La réaction des autorités tunisiennes – convocation du chargé d’affaires français, déclaration officielle dénonçant un « meurtre injustifié » – est salutaire. Mais elle ne suffit pas. Car derrière ce crime, il y a une logique plus vaste : celle d’une France qui traite ses immigrés et leurs descendants comme des suspects permanents, et d’une Europe qui, avec la complicité de régimes comme celui de Kaïs Saied, externalise ses frontières et banalise la violence contre les vies « indésirables ».

Mais il faut poser une question dérangeante : pourquoi, dans d’autres cas, la même indignation n’a-t-elle pas trouvé d’écho ? Quand des Tunisiens meurent en Italie, dans des centres de rétention ou en mer après des expulsions brutales, les autorités tunisiennes restent muettes. Pas de convocation d’ambassadeurs, pas de communiqués « à la langue ferme ». Hier silence, aujourd’hui protestations. Est-ce un sursaut patriotique ? Ou une instrumentalisation politique de la douleur et de la colère d’un peuple blessé ?

La vérité est double. Oui, il fallait réagir, dénoncer, exiger vérité et justice pour Abdelkader Dhibi. Mais oui aussi, il faut reconnaître l’hypocrisie d’un pouvoir tunisien qui, d’ordinaire, ferme les yeux sur les humiliations, les morts, les refoulements subis par ses citoyens, en Italie, en France, en Allemagne comme ailleurs. Comme si l’indignation était sélective, fonction des calculs politiques du moment.

Abdelkader Dhibi n’est pas seulement une victime : il est le reflet d’un système qui hiérarchise les vies, reléguant celles des migrants, des Arabes, des Africains, des étrangers, au bas de l’échelle. En France, l’argument de la « sécurité » blanchit l’injustice.
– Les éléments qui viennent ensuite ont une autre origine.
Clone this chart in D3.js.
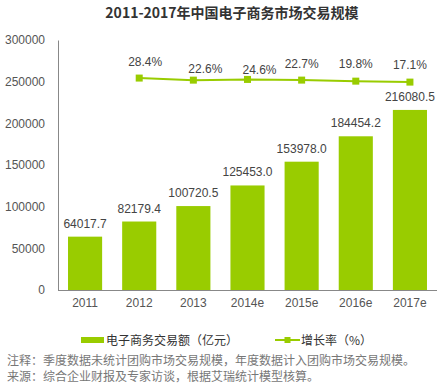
<!DOCTYPE html>
<html><head><meta charset="utf-8">
<script src="https://cdn.jsdelivr.net/npm/d3@7"></script>
<style>
body{margin:0;background:#fff;}
svg{display:block;}
</style></head>
<body>
<script>
const categories = ["2011","2012","2013","2014e","2015e","2016e","2017e"];
const volume = [64017.7, 82179.4, 100720.5, 125453.0, 153978.0, 184454.2, 216080.5];
const rateYears = ["2012","2013","2014e","2015e","2016e","2017e"];
const growthRate = [28.4, 22.6, 24.6, 22.7, 19.8, 17.1];
const yTicks = [0, 50000, 100000, 150000, 200000, 250000, 300000];
const title = "2011-2017年中国电子商务市场交易规模";
const legendLabels = ["电子商务交易额（亿元）", "增长率（%）"];
const notes = ["注释：季度数据未统计团购市场交易规模，年度数据计入团购市场交易规模。",
               "来源：综合企业财报及专家访谈，根据艾瑞统计模型核算。"];
// label nudges (style) for the growth-rate labels
const rateLabelNudge = [[6,-16],[12,-11],[12,-9],[0,-16],[0,-17],[0,-17]];

const W = 443, H = 391;
const green = "#99cc00";
const latin = "'Liberation Sans', Arial, sans-serif";
const cjk = "'Noto Sans CJK SC', 'Liberation Sans', sans-serif";

const svg = d3.select("body").append("svg").attr("width", W).attr("height", H);

const mLeft = 58, mRight = 437, mTop = 40, mBottom = 290;

const x = d3.scaleBand().domain(categories).range([mLeft, mRight])
  .paddingInner(0.37).paddingOuter(0.185);
const y = d3.scaleLinear().domain([0, 300000]).range([mBottom, mTop]);
const yr = d3.scaleLinear().domain([-565, 135]).range([mBottom, mTop]);

// title
svg.append("text").attr("x", 232).attr("y", 18).attr("text-anchor", "middle")
  .attr("font-family", cjk).attr("font-size", 14).attr("font-weight", "bold")
  .attr("fill", "#333").text(title);

// y axis
const yAxis = svg.append("g").attr("transform", `translate(${mLeft},0)`)
  .call(d3.axisLeft(y).tickValues(yTicks).tickSize(0).tickPadding(13).tickFormat(d3.format("d")));
yAxis.select(".domain").attr("stroke", "#888");
yAxis.selectAll("text").attr("font-family", latin).attr("font-size", 12).attr("fill", "#555");

// x axis
const xAxis = svg.append("g").attr("transform", `translate(0,${mBottom})`)
  .call(d3.axisBottom(x).tickSize(0).tickPadding(8));
xAxis.select(".domain").attr("stroke", "#888").attr("d", `M${mLeft},0.5H${mRight}`);
xAxis.selectAll("text").attr("font-family", latin).attr("font-size", 12).attr("fill", "#555");

// bars
svg.append("g").selectAll("rect").data(volume).join("rect")
  .attr("x", (d, i) => x(categories[i]))
  .attr("y", d => y(d))
  .attr("width", x.bandwidth())
  .attr("height", d => mBottom - y(d))
  .attr("fill", green);

svg.append("g").selectAll("text").data(volume).join("text")
  .attr("x", (d, i) => x(categories[i]) + x.bandwidth() / 2)
  .attr("y", d => y(d) - 9)
  .attr("text-anchor", "middle")
  .attr("font-family", latin).attr("font-size", 12).attr("fill", "#444")
  .text(d => d.toFixed(1));

// line
const cx = (i) => x(rateYears[i]) + x.bandwidth() / 2;
const line = d3.line().x((d, i) => cx(i)).y(d => yr(d));
svg.append("path").datum(growthRate).attr("d", line)
  .attr("fill", "none").attr("stroke", green).attr("stroke-width", 2);
svg.append("g").selectAll("rect").data(growthRate).join("rect")
  .attr("x", (d, i) => cx(i) - 3.5).attr("y", d => yr(d) - 3.5)
  .attr("width", 7).attr("height", 7).attr("fill", green);
svg.append("g").selectAll("text").data(growthRate).join("text")
  .attr("x", (d, i) => cx(i) + rateLabelNudge[i][0])
  .attr("y", (d, i) => yr(d) + rateLabelNudge[i][1] + 4)
  .attr("text-anchor", "middle")
  .attr("font-family", latin).attr("font-size", 12).attr("fill", "#444")
  .text(d => d.toFixed(1) + "%");

// legend
const lg = svg.append("g");
lg.append("rect").attr("x", 81).attr("y", 337).attr("width", 23).attr("height", 6).attr("fill", green);
lg.append("text").attr("x", 106).attr("y", 344.5).attr("font-family", cjk).attr("font-size", 12)
  .attr("fill", "#333").text(legendLabels[0]);
lg.append("line").attr("x1", 275).attr("x2", 300).attr("y1", 340).attr("y2", 340)
  .attr("stroke", green).attr("stroke-width", 2);
lg.append("rect").attr("x", 284.5).attr("y", 337).attr("width", 6).attr("height", 6).attr("fill", green);
lg.append("text").attr("x", 301).attr("y", 344.5).attr("font-family", cjk).attr("font-size", 12)
  .attr("fill", "#333").text(legendLabels[1]);

// notes
svg.append("g").selectAll("text").data(notes).join("text")
  .attr("x", 7).attr("y", (d, i) => 365 + i * 16)
  .attr("font-family", cjk).attr("font-size", 12).attr("fill", "#777")
  .text(d => d);
</script>
</body></html>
En Tunisie, l’indignation devient un jeu d’ombres, tantôt bruyante, tantôt absente.

Rappelons une évidence : le droit à la vie est universel. Il ne souffre ni de frontières, ni de calculs, ni de hiérarchies. Honorer la mémoire d’Abdelkader, c’est non seulement demander justice pour lui, mais aussi refuser toutes les morts passées sous silence.